##### Records provided
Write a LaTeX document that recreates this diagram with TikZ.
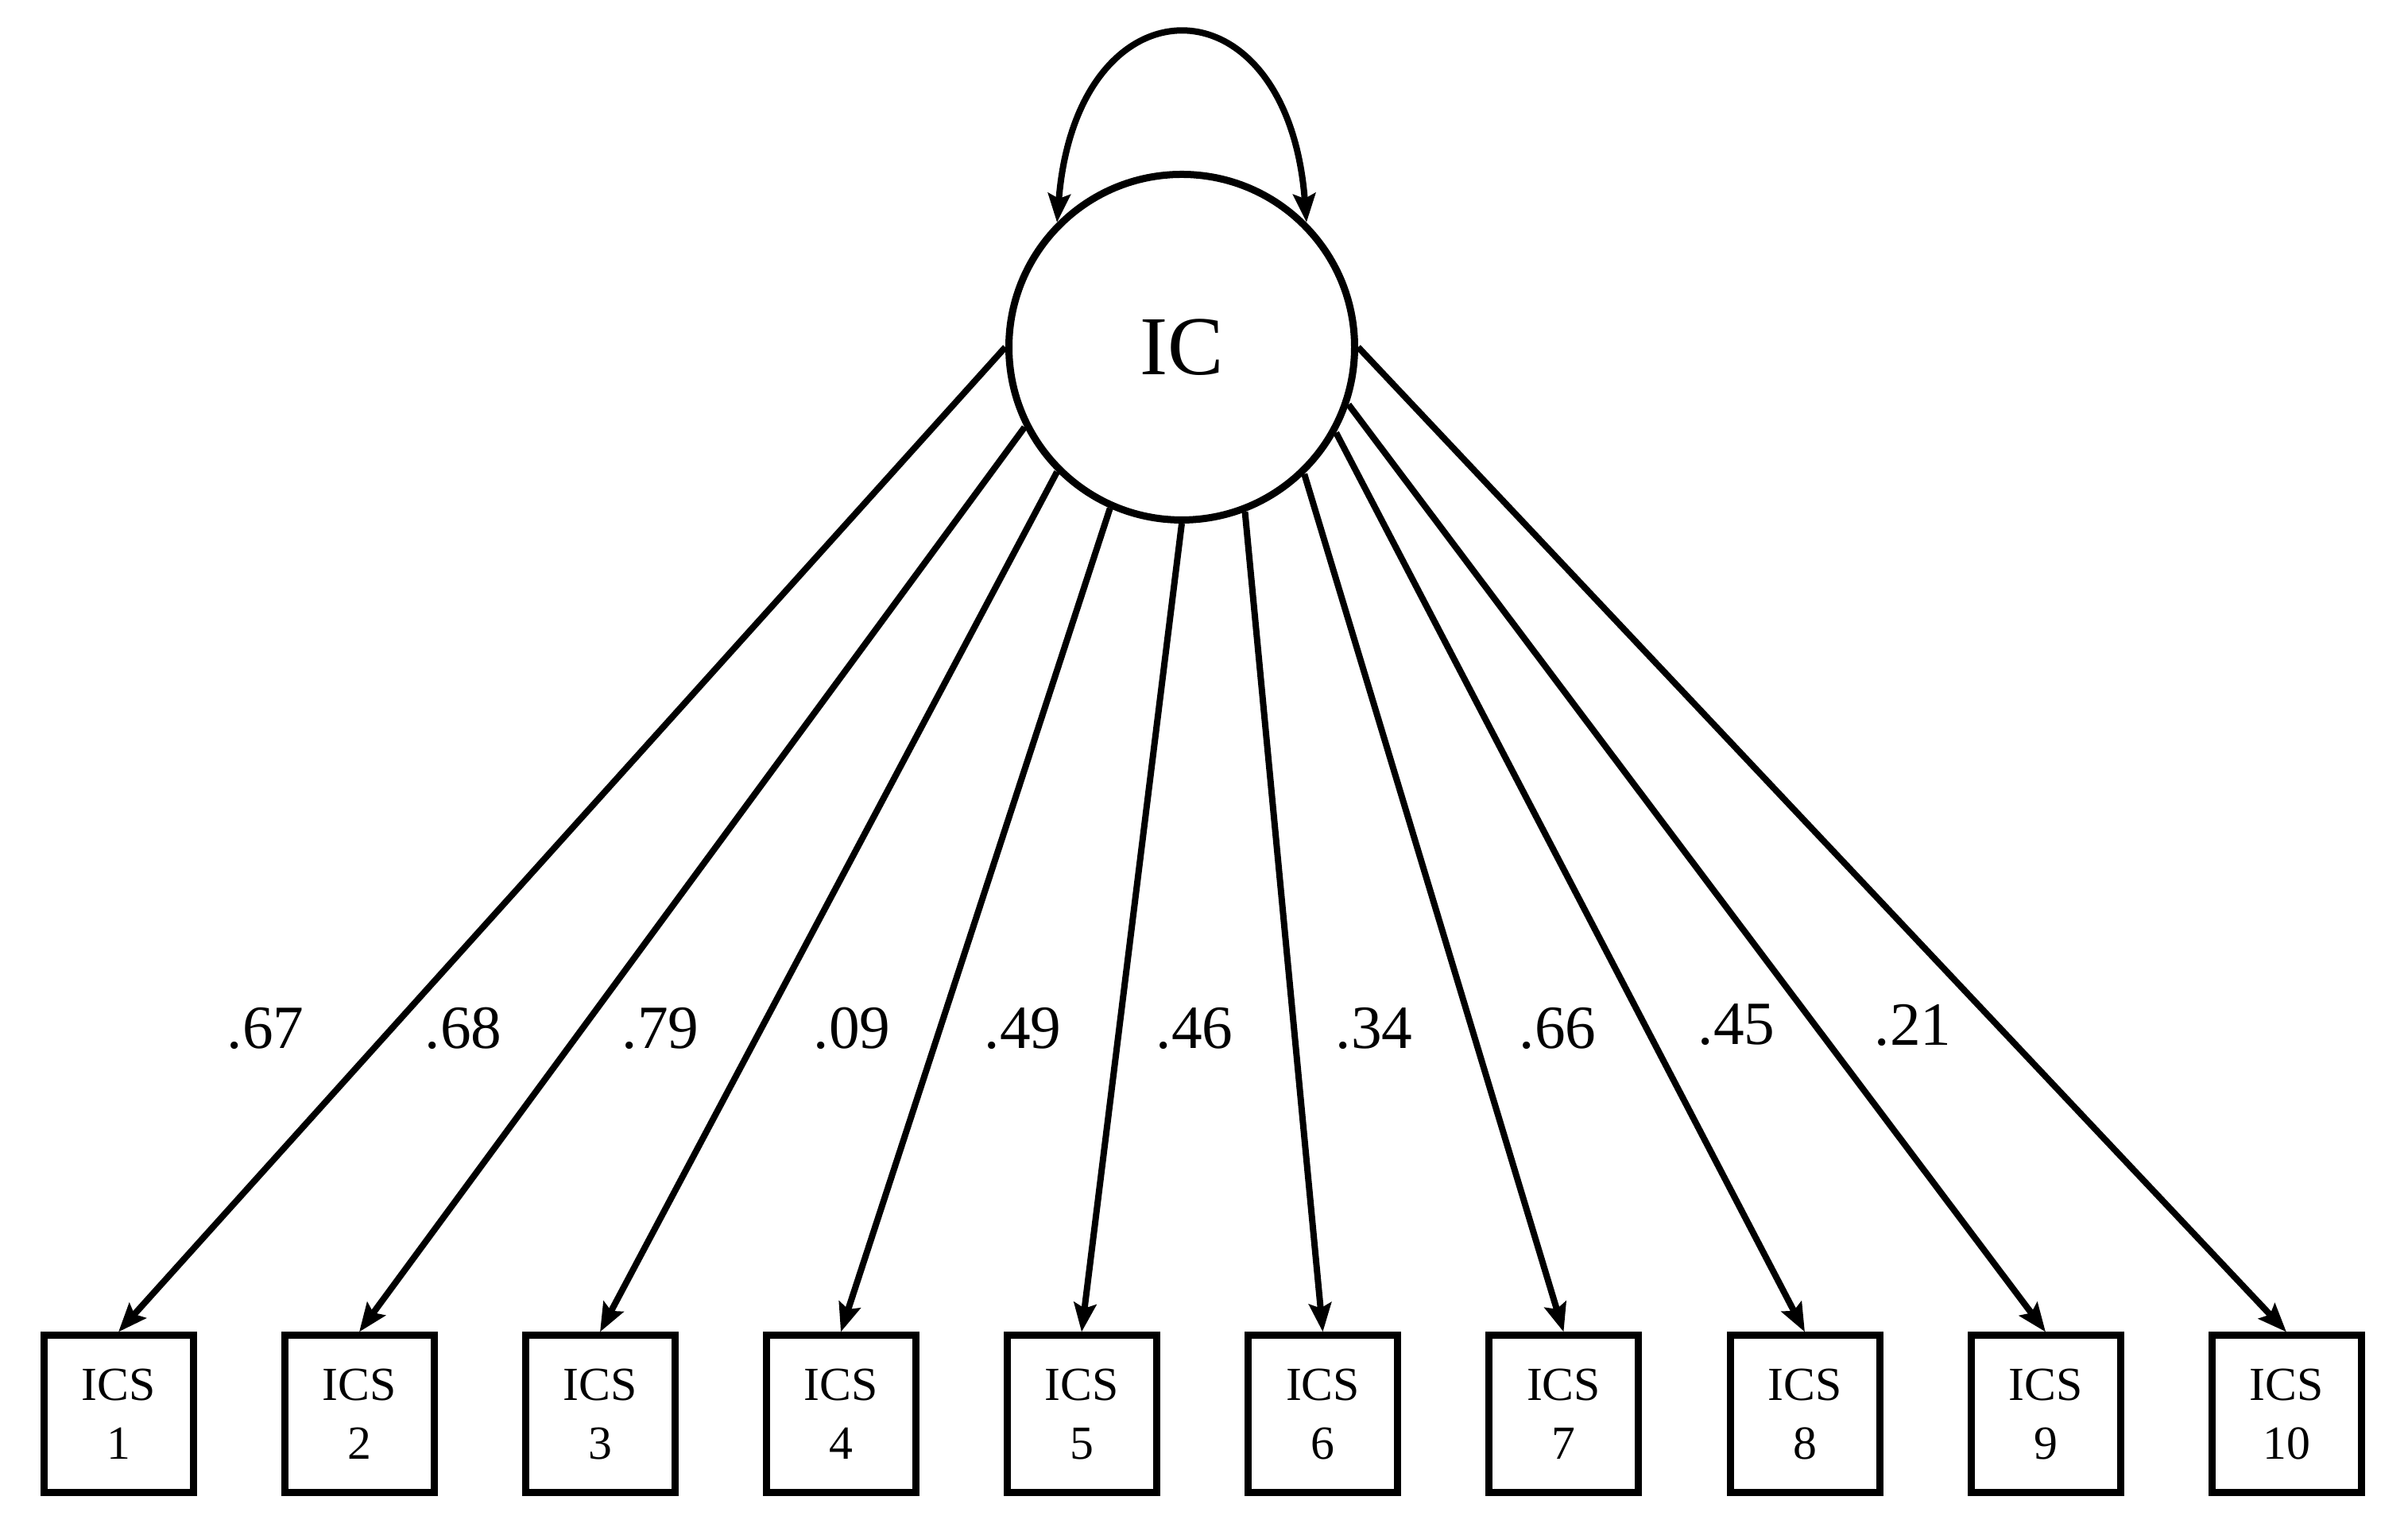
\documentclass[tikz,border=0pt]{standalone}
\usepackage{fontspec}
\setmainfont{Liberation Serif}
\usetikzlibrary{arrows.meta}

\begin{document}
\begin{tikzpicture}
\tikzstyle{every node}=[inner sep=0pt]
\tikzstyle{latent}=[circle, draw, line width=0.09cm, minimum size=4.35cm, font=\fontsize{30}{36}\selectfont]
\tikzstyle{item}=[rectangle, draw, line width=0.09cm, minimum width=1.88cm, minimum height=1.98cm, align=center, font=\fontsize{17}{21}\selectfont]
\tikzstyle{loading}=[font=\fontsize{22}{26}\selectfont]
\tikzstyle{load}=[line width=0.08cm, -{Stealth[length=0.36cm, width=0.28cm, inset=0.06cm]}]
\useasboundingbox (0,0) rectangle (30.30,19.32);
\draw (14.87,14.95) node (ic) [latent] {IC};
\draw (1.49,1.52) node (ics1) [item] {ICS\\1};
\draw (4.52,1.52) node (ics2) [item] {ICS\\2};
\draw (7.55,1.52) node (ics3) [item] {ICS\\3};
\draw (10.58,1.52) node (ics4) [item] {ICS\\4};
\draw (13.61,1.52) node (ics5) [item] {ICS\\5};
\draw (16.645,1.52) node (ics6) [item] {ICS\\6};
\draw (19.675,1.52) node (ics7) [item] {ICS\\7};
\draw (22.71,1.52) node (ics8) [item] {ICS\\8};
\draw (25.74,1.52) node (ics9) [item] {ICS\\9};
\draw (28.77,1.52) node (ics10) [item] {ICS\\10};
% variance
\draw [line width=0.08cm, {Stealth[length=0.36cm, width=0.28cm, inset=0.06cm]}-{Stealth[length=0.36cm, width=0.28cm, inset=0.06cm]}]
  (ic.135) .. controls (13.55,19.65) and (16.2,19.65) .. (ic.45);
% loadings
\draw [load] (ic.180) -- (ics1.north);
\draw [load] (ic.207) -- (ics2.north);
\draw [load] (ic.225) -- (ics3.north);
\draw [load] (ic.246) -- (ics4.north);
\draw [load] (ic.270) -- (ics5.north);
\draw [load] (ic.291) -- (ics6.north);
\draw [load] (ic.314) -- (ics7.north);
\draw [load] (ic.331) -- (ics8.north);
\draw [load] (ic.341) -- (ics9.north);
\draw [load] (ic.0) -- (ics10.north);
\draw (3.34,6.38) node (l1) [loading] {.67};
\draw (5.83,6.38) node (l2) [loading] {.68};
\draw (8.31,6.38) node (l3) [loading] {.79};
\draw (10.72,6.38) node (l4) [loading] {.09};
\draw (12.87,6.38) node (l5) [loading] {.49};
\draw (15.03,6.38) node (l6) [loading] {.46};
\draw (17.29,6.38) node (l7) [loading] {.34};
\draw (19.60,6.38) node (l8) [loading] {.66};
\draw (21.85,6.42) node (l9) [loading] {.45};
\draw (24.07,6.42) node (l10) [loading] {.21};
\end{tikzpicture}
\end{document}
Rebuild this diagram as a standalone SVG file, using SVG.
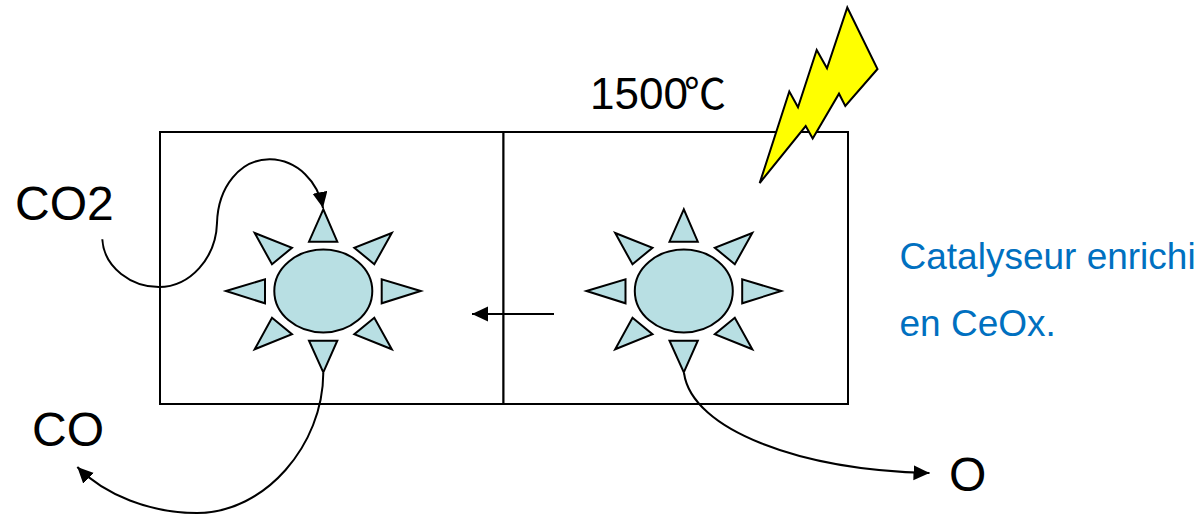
##########
> [Prompt]: None of the pictures should appear; repeat the records exactly otherwise.

> [Response to the task]:
Write a LaTeX document that recreates this diagram with TikZ.
\documentclass[tikz,border=0pt]{standalone}
\usepackage{fontspec}
\setmainfont{Liberation Serif}
\usetikzlibrary{arrows.meta}

\begin{document}
\begin{tikzpicture}
\tikzstyle{every node}=[inner sep=0pt]
\tikzstyle{latent}=[circle, draw, line width=0.09cm, minimum size=4.35cm, font=\fontsize{30}{36}\selectfont]
\tikzstyle{item}=[rectangle, draw, line width=0.09cm, minimum width=1.88cm, minimum height=1.98cm, align=center, font=\fontsize{17}{21}\selectfont]
\tikzstyle{loading}=[font=\fontsize{22}{26}\selectfont]
\tikzstyle{load}=[line width=0.08cm, -{Stealth[length=0.36cm, width=0.28cm, inset=0.06cm]}]
\useasboundingbox (0,0) rectangle (30.30,19.32);
\draw (14.87,14.95) node (ic) [latent] {IC};
\draw (1.49,1.52) node (ics1) [item] {ICS\\1};
\draw (4.52,1.52) node (ics2) [item] {ICS\\2};
\draw (7.55,1.52) node (ics3) [item] {ICS\\3};
\draw (10.58,1.52) node (ics4) [item] {ICS\\4};
\draw (13.61,1.52) node (ics5) [item] {ICS\\5};
\draw (16.645,1.52) node (ics6) [item] {ICS\\6};
\draw (19.675,1.52) node (ics7) [item] {ICS\\7};
\draw (22.71,1.52) node (ics8) [item] {ICS\\8};
\draw (25.74,1.52) node (ics9) [item] {ICS\\9};
\draw (28.77,1.52) node (ics10) [item] {ICS\\10};
% variance
\draw [line width=0.08cm, {Stealth[length=0.36cm, width=0.28cm, inset=0.06cm]}-{Stealth[length=0.36cm, width=0.28cm, inset=0.06cm]}]
  (ic.135) .. controls (13.55,19.65) and (16.2,19.65) .. (ic.45);
% loadings
\draw [load] (ic.180) -- (ics1.north);
\draw [load] (ic.207) -- (ics2.north);
\draw [load] (ic.225) -- (ics3.north);
\draw [load] (ic.246) -- (ics4.north);
\draw [load] (ic.270) -- (ics5.north);
\draw [load] (ic.291) -- (ics6.north);
\draw [load] (ic.314) -- (ics7.north);
\draw [load] (ic.331) -- (ics8.north);
\draw [load] (ic.341) -- (ics9.north);
\draw [load] (ic.0) -- (ics10.north);
\draw (3.34,6.38) node (l1) [loading] {.67};
\draw (5.83,6.38) node (l2) [loading] {.68};
\draw (8.31,6.38) node (l3) [loading] {.79};
\draw (10.72,6.38) node (l4) [loading] {.09};
\draw (12.87,6.38) node (l5) [loading] {.49};
\draw (15.03,6.38) node (l6) [loading] {.46};
\draw (17.29,6.38) node (l7) [loading] {.34};
\draw (19.60,6.38) node (l8) [loading] {.66};
\draw (21.85,6.42) node (l9) [loading] {.45};
\draw (24.07,6.42) node (l10) [loading] {.21};
\end{tikzpicture}
\end{document}
Rebuild this diagram as a standalone SVG file, using SVG.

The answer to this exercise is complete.